(Lines of data)
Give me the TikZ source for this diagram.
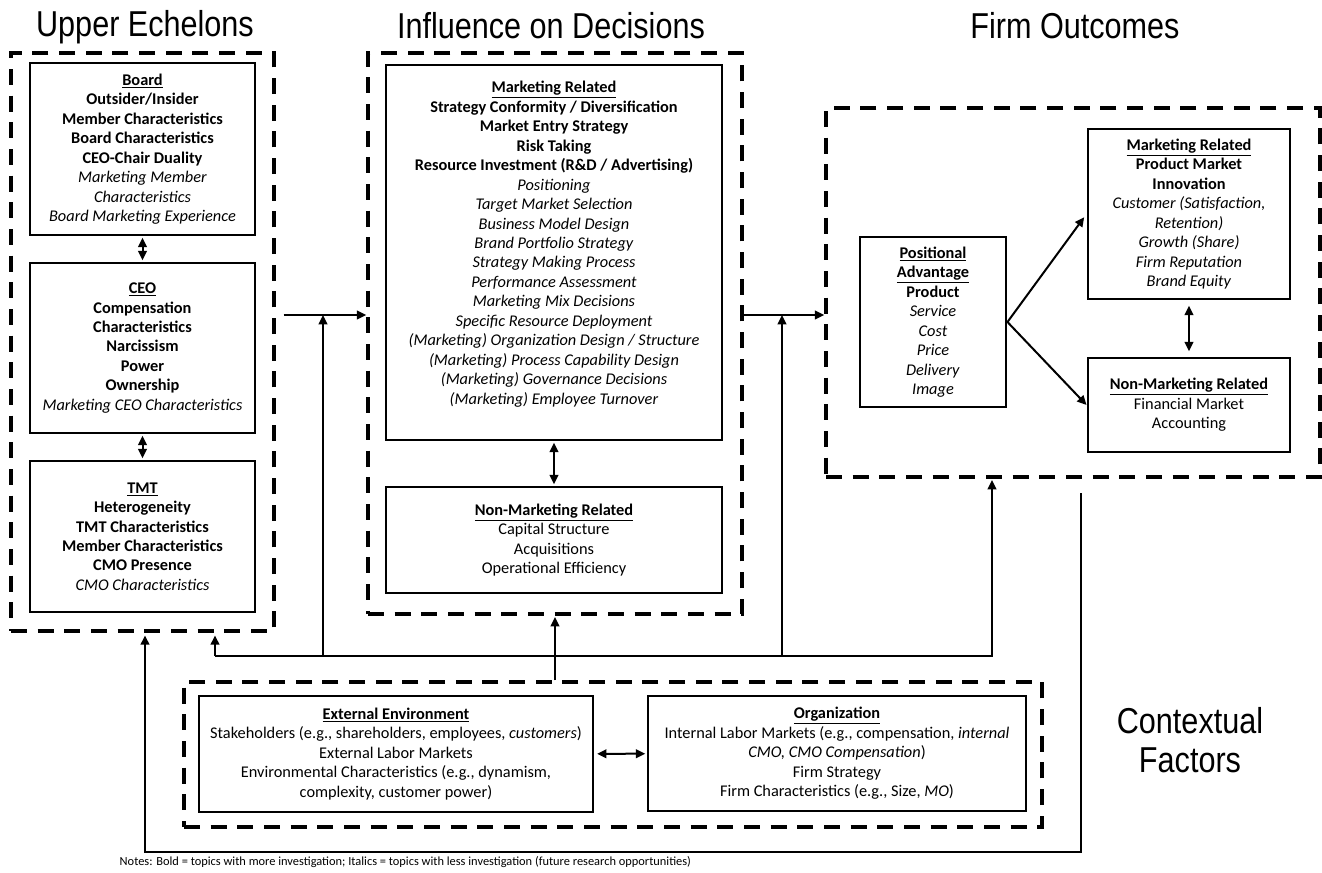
\documentclass[tikz,border=0pt]{standalone}
\usepackage{fontspec}
\setmainfont{Carlito}
\newfontfamily\headfont[FakeStretch=0.85]{Liberation Sans}
\usetikzlibrary{arrows.meta}
\newcommand{\hd}[1]{\underline{\textbf{#1}}}
\tikzset{
  boxw/.style={minimum width=#1*0.75pt},
  boxh/.style={minimum height=#1*0.75pt},
  solidbox/.style={draw,line width=2.2pt,align=center,inner sep=0pt,
    font=\fontsize{12.25}{14.6}\selectfont},
  grpbox/.style={draw,line width=2.6pt,dash pattern=on 12pt off 8pt,inner sep=0pt},
  arr/.style={line width=1.5pt,-{Triangle[length=7pt,width=6.5pt]}},
  dbl/.style={line width=1.5pt,{Triangle[length=7pt,width=6.5pt]}-{Triangle[length=7pt,width=6.5pt]}},
  headline/.style={font=\headfont\fontsize{27}{29}\selectfont,align=center}
}
\begin{document}
\begin{tikzpicture}[x=0.75pt,y=-0.75pt]
			\useasboundingbox (0,0) rectangle (1322,872);

			\node[headline] (t-ue) at (145,27) {Upper Echelons};
			\node[headline] (t-inf) at (551,26) {Influence on Decisions};
			\node[headline] (t-out) at (1075,26) {Firm Outcomes};
			\node[headline] (t-ctx) at (1190,740) {Contextual\\Factors};

			\node[grpbox,boxw=263,boxh=578] (ue) at (142.5,342) {};
			\node[grpbox,boxw=374,boxh=561] (inf) at (555,333.5) {};
			\node[grpbox,boxw=494,boxh=369] (out) at (1073,292.5) {};
			\node[grpbox,boxw=858,boxh=145] (ctx) at (613,754.5) {};

			\node[solidbox,boxw=225,boxh=172] (board) at (142.5,149) {\hd{Board}\\ \textbf{Outsider/Insider}\\ \textbf{Member Characteristics}\\ \textbf{Board Characteristics}\\ \textbf{CEO-Chair Duality}\\ \textit{Marketing Member}\\ \textit{Characteristics}\\ \textit{Board Marketing Experience}};
			\node[solidbox,boxw=225,boxh=170] (ceo) at (142.5,348) {\hd{CEO}\\ \textbf{Compensation}\\ \textbf{Characteristics}\\ \textbf{Narcissism}\\ \textbf{Power}\\ \textbf{Ownership}\\ \textit{Marketing CEO Characteristics}};
			\node[solidbox,boxw=225,boxh=151] (tmt) at (142.5,536.5) {\hd{TMT}\\ \textbf{Heterogeneity}\\ \textbf{TMT Characteristics}\\ \textbf{Member Characteristics}\\ \textbf{CMO Presence}\\ \textit{CMO Characteristics}};

			\node[solidbox,boxw=336,boxh=375] (mkt-dec) at (554,252.5) {\hd{Marketing Related}\\ \textbf{Strategy Conformity / Diversification}\\ \textbf{Market Entry Strategy}\\ \textbf{Risk Taking}\\ \textbf{Resource Investment (R\&D / Advertising)}\\ \textit{Positioning}\\ \textit{Target Market Selection}\\ \textit{Business Model Design}\\ \textit{Brand Portfolio Strategy}\\ \textit{Strategy Making Process}\\ \textit{Performance Assessment}\\ \textit{Marketing Mix Decisions}\\ \textit{Specific Resource Deployment}\\ \textit{(Marketing) Organization Design / Structure}\\ \textit{(Marketing) Process Capability Design}\\ \textit{(Marketing) Governance Decisions}\\ \textit{(Marketing) Employee Turnover}\\ ~};
			\node[solidbox,boxw=336,boxh=106] (non-dec) at (554,540) {\hd{Non-Marketing Related}\\ Capital Structure\\ Acquisitions\\ Operational Efficiency};

			\node[solidbox,boxw=146,boxh=170] (pos) at (933,322) {\hd{Positional}\\ \hd{Advantage}\\ \textbf{Product}\\ \textit{Service}\\ \textit{Cost}\\ \textit{Price}\\ \textit{Delivery}\\ \textit{Image}};
			\node[solidbox,boxw=202,boxh=170] (mkt-out) at (1189,214) {\hd{Marketing Related}\\ \textbf{Product Market}\\ \textbf{Innovation}\\ \textit{Customer (Satisfaction,}\\ \textit{Retention)}\\ \textit{Growth (Share)}\\ \textit{Firm Reputation}\\ \textit{Brand Equity}};
			\node[solidbox,boxw=202,boxh=94] (non-out) at (1189,405) {\hd{Non-Marketing Related}\\ Financial Market\\ Accounting};

			\node[solidbox,boxw=394,boxh=116] (ext) at (396,754) {\hd{External Environment}\\ Stakeholders (e.g., shareholders, employees, \textit{customers})\\ External Labor Markets\\ Environmental Characteristics (e.g., dynamism,\\ complexity, customer power)};
			\node[solidbox,boxw=378,boxh=115] (org) at (837,753.5) {\hd{Organization}\\ Internal Labor Markets (e.g., compensation, \textit{internal}\\ \textit{CMO, CMO Compensation})\\ Firm Strategy\\ Firm Characteristics (e.g., Size, \textit{MO})};

			\node[anchor=west,font=\fontsize{9.3}{10}\selectfont] (notes) at (115,862) {Notes: Bold = topics with more investigation; Italics = topics with less investigation (future research opportunities)};

			\draw[dbl,shorten <=1pt,shorten >=1pt] (board) -- (ceo);
			\draw[dbl,shorten <=1pt,shorten >=1pt] (ceo) -- (tmt);
			\draw[dbl,shorten <=1pt,shorten >=1pt] (mkt-dec) -- (non-dec);
			\draw[dbl,shorten <=4pt,shorten >=4pt] (mkt-out) -- (non-out);
			\draw[dbl,shorten <=2pt,shorten >=1pt] (ext) -- (org);
			\draw[arr,shorten >=3pt] (pos.east) -- (mkt-out.west);
			\draw[arr] (pos.east) -- (non-out.west);

			\coordinate (row) at (323,315);
			\coordinate (fb-l) at (215,656);
			\coordinate (fb-r) at (992,656);
			\coordinate (up-a) at (323,656);
			\coordinate (up-b) at (782,656);
			\coordinate (loop-top) at (1081,493);
			\coordinate (loop-bot) at (1081,852);
			\coordinate (loop-l) at (145,852);

			\draw[arr,shorten <=6pt] (ue.east |- row) -- (inf.west |- row);
			\draw[arr] (inf.east |- row) -- (out.west |- row);
			\draw[arr] (up-a) -- (up-a |- row);
			\draw[arr] (up-b) -- (up-b |- row);
			\draw[arr,shorten >=2pt] (fb-l) -- (fb-l |- ue.south);
			\draw[arr,shorten >=1pt] (fb-l) -- (fb-r) -- (fb-r |- out.south);
			\draw[arr,shorten >=1pt] (inf.south |- ctx.north) -- (inf.south);
			\draw[arr,shorten >=2pt] (loop-top) -- (loop-bot) -- (loop-l) -- (loop-l |- ue.south);
		\end{tikzpicture}
\end{document}
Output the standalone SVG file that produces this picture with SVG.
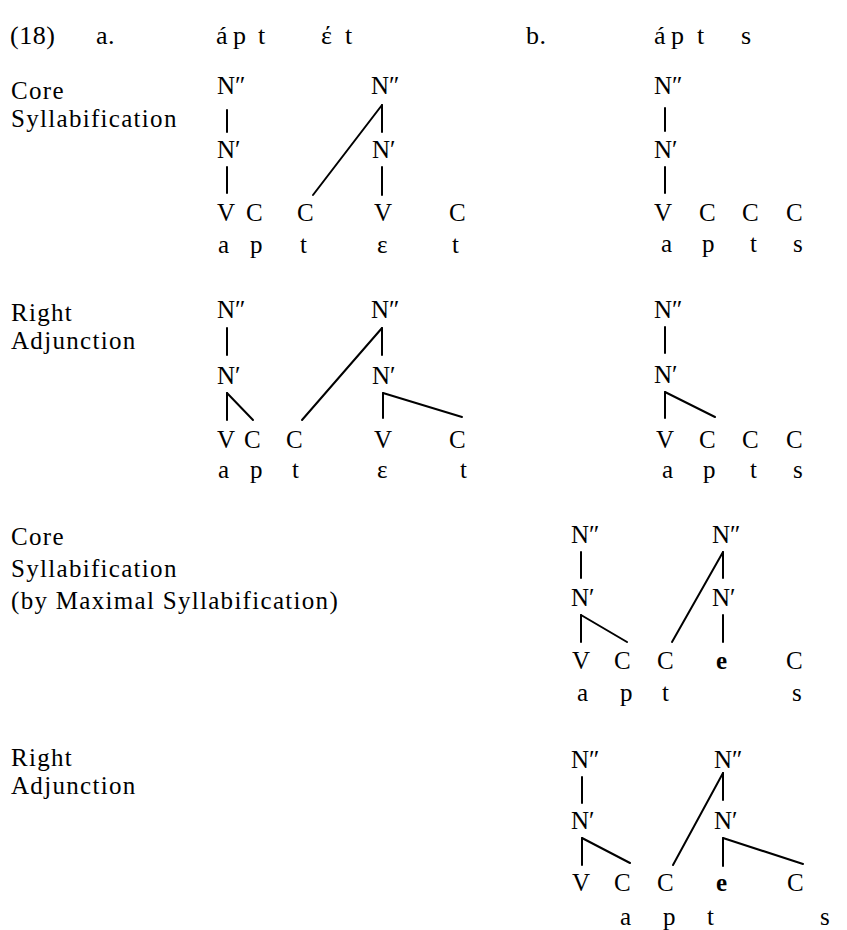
<svg xmlns="http://www.w3.org/2000/svg" width="847" height="930" viewBox="0 0 847 930">
<style>
text{font-family:"Liberation Serif","Times New Roman",serif;fill:#000;}
.h{font-size:26px;letter-spacing:0.5px;}
.lb{font-size:25px;letter-spacing:1.3px;}
.t{font-size:25px;}
.b{font-weight:bold;}
.c line{stroke:#000;stroke-width:2;stroke-linecap:round;}
</style>
<rect width="847" height="930" fill="#fff"/>
<g id="header">
<text class="h" x="10" y="44">(18)</text>
<text class="h" x="96" y="44">a.</text>
<text class="h" x="216" y="44">á</text><text class="h" x="233" y="44">p</text><text class="h" x="258" y="44">t</text>
<text class="h" x="321" y="44">έ</text><text class="h" x="345" y="44">t</text>
<text class="h" x="526" y="44">b.</text>
<text class="h" x="654" y="44">á</text><text class="h" x="671" y="44">p</text><text class="h" x="697" y="44">t</text>
<text class="h" x="741" y="44">s</text>
</g>
<g id="labels">
<text class="lb" x="11" y="99"><tspan x="11" y="99">Core</tspan><tspan x="11" y="127">Syllabification</tspan></text>
<text class="lb" x="11" y="321"><tspan x="11" y="321">Right</tspan><tspan x="11" y="349">Adjunction</tspan></text>
<text class="lb" x="11" y="545"><tspan x="11" y="545">Core</tspan><tspan x="11" y="577">Syllabification</tspan><tspan x="11" y="609">(by Maximal Syllabification)</tspan></text>
<text class="lb" x="11" y="766"><tspan x="11" y="766">Right</tspan><tspan x="11" y="794">Adjunction</tspan></text>
</g>
<!-- Block 1a -->
<g id="b1a-N2a"><text class="t" x="217" y="94">N″</text></g>
<g id="b1a-N1a"><text class="t" x="217" y="158">N′</text></g>
<g id="b1a-V1"><text class="t" x="217" y="221">V</text></g>
<g id="b1a-C1"><text class="t" x="246" y="221">C</text></g>
<g id="b1a-C2"><text class="t" x="297" y="221">C</text></g>
<g id="b1a-N2b"><text class="t" x="371" y="94">N″</text></g>
<g id="b1a-N1b"><text class="t" x="372" y="158">N′</text></g>
<g id="b1a-V2"><text class="t" x="374" y="221">V</text></g>
<g id="b1a-C3"><text class="t" x="449" y="221">C</text></g>
<g id="b1a-seg"><text class="t" x="218" y="253">a</text><text class="t" x="250" y="253">p</text><text class="t" x="300" y="253">t</text><text class="t" x="377" y="253">ε</text><text class="t" x="452" y="253">t</text></g>
<!-- Block 1b -->
<g id="b1b-N2"><text class="t" x="654" y="94">N″</text></g>
<g id="b1b-N1"><text class="t" x="654" y="158">N′</text></g>
<g id="b1b-V"><text class="t" x="654" y="221">V</text></g>
<g id="b1b-C1"><text class="t" x="699" y="221">C</text></g>
<g id="b1b-C2"><text class="t" x="742" y="221">C</text></g>
<g id="b1b-C3"><text class="t" x="786" y="221">C</text></g>
<g id="b1b-seg"><text class="t" x="661" y="252">a</text><text class="t" x="702" y="252">p</text><text class="t" x="750" y="252">t</text><text class="t" x="793" y="252">s</text></g>
<!-- Block 2a -->
<g id="b2a-N2a"><text class="t" x="217" y="318">N″</text></g>
<g id="b2a-N1a"><text class="t" x="217" y="384">N′</text></g>
<g id="b2a-V1"><text class="t" x="217" y="448">V</text></g>
<g id="b2a-C1"><text class="t" x="244" y="448">C</text></g>
<g id="b2a-C2"><text class="t" x="286" y="448">C</text></g>
<g id="b2a-N2b"><text class="t" x="371" y="318">N″</text></g>
<g id="b2a-N1b"><text class="t" x="372" y="384">N′</text></g>
<g id="b2a-V2"><text class="t" x="374" y="448">V</text></g>
<g id="b2a-C3"><text class="t" x="449" y="448">C</text></g>
<g id="b2a-seg"><text class="t" x="218" y="478">a</text><text class="t" x="250" y="478">p</text><text class="t" x="292" y="478">t</text><text class="t" x="377" y="478">ε</text><text class="t" x="460" y="478">t</text></g>
<!-- Block 2b -->
<g id="b2b-N2"><text class="t" x="654" y="318">N″</text></g>
<g id="b2b-N1"><text class="t" x="654" y="383">N′</text></g>
<g id="b2b-V"><text class="t" x="656" y="448">V</text></g>
<g id="b2b-C1"><text class="t" x="699" y="448">C</text></g>
<g id="b2b-C2"><text class="t" x="742" y="448">C</text></g>
<g id="b2b-C3"><text class="t" x="786" y="448">C</text></g>
<g id="b2b-seg"><text class="t" x="662" y="478">a</text><text class="t" x="703" y="478">p</text><text class="t" x="750" y="478">t</text><text class="t" x="793" y="478">s</text></g>
<!-- Block 3 -->
<g id="b3-N2a"><text class="t" x="571" y="543">N″</text></g>
<g id="b3-N1a"><text class="t" x="571" y="606">N′</text></g>
<g id="b3-V"><text class="t" x="572" y="669">V</text></g>
<g id="b3-C1"><text class="t" x="614" y="669">C</text></g>
<g id="b3-C2"><text class="t" x="657" y="669">C</text></g>
<g id="b3-N2b"><text class="t" x="712" y="543">N″</text></g>
<g id="b3-N1b"><text class="t" x="712" y="606">N′</text></g>
<g id="b3-e"><text class="t b" x="716" y="669">e</text></g>
<g id="b3-C3"><text class="t" x="786" y="669">C</text></g>
<g id="b3-seg"><text class="t" x="577" y="701">a</text><text class="t" x="620" y="701">p</text><text class="t" x="662" y="701">t</text><text class="t" x="792" y="701">s</text></g>
<!-- Block 4 -->
<g id="b4-N2a"><text class="t" x="571" y="768">N″</text></g>
<g id="b4-N1a"><text class="t" x="571" y="829">N′</text></g>
<g id="b4-V"><text class="t" x="572" y="891">V</text></g>
<g id="b4-C1"><text class="t" x="614" y="891">C</text></g>
<g id="b4-C2"><text class="t" x="657" y="891">C</text></g>
<g id="b4-N2b"><text class="t" x="714" y="768">N″</text></g>
<g id="b4-N1b"><text class="t" x="714" y="829">N′</text></g>
<g id="b4-e"><text class="t b" x="716" y="891">e</text></g>
<g id="b4-C3"><text class="t" x="787" y="891">C</text></g>
<g id="b4-seg"><text class="t" x="620" y="925">a</text><text class="t" x="663" y="925">p</text><text class="t" x="707" y="925">t</text><text class="t" x="820" y="925">s</text></g>
<g id="connectors" class="c">
<line x1="227" y1="110" x2="227" y2="132"/>
<line x1="227" y1="167" x2="227" y2="193"/>
<line x1="382" y1="105" x2="382" y2="132"/>
<line x1="382" y1="105" x2="313" y2="195"/>
<line x1="382" y1="167" x2="382" y2="195"/>
<line x1="665" y1="108" x2="665" y2="131"/>
<line x1="665" y1="167" x2="665" y2="193"/>
<line x1="227" y1="328" x2="227" y2="355"/>
<line x1="227" y1="393" x2="227" y2="420"/>
<line x1="227" y1="393" x2="253" y2="420"/>
<line x1="382" y1="328" x2="382" y2="355"/>
<line x1="382" y1="328" x2="302" y2="420"/>
<line x1="383" y1="393" x2="383" y2="418"/>
<line x1="383" y1="393" x2="462" y2="417"/>
<line x1="665" y1="327" x2="665" y2="353"/>
<line x1="665" y1="392" x2="665" y2="418"/>
<line x1="665" y1="392" x2="715" y2="417"/>
<line x1="581" y1="552" x2="581" y2="578"/>
<line x1="581" y1="615" x2="581" y2="642"/>
<line x1="581" y1="615" x2="627" y2="642"/>
<line x1="723" y1="552" x2="723" y2="578"/>
<line x1="723" y1="552" x2="672" y2="642"/>
<line x1="723" y1="615" x2="723" y2="642"/>
<line x1="582" y1="777" x2="582" y2="803"/>
<line x1="582" y1="838" x2="582" y2="865"/>
<line x1="582" y1="838" x2="630" y2="863"/>
<line x1="723" y1="773" x2="723" y2="800"/>
<line x1="723" y1="773" x2="673" y2="865"/>
<line x1="723" y1="838" x2="723" y2="866"/>
<line x1="723" y1="838" x2="803" y2="864"/>
</g>
</svg>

What is expected:
Return nothing but the lines running from the start of the data to the line with "(0,0) rectangle (1322,872);", please, both ends included and no pictures.

Solution to this task:
Give me the TikZ source for this diagram.
\documentclass[tikz,border=0pt]{standalone}
\usepackage{fontspec}
\setmainfont{Carlito}
\newfontfamily\headfont[FakeStretch=0.85]{Liberation Sans}
\usetikzlibrary{arrows.meta}
\newcommand{\hd}[1]{\underline{\textbf{#1}}}
\tikzset{
  boxw/.style={minimum width=#1*0.75pt},
  boxh/.style={minimum height=#1*0.75pt},
  solidbox/.style={draw,line width=2.2pt,align=center,inner sep=0pt,
    font=\fontsize{12.25}{14.6}\selectfont},
  grpbox/.style={draw,line width=2.6pt,dash pattern=on 12pt off 8pt,inner sep=0pt},
  arr/.style={line width=1.5pt,-{Triangle[length=7pt,width=6.5pt]}},
  dbl/.style={line width=1.5pt,{Triangle[length=7pt,width=6.5pt]}-{Triangle[length=7pt,width=6.5pt]}},
  headline/.style={font=\headfont\fontsize{27}{29}\selectfont,align=center}
}
\begin{document}
\begin{tikzpicture}[x=0.75pt,y=-0.75pt]
			\useasboundingbox (0,0) rectangle (1322,872);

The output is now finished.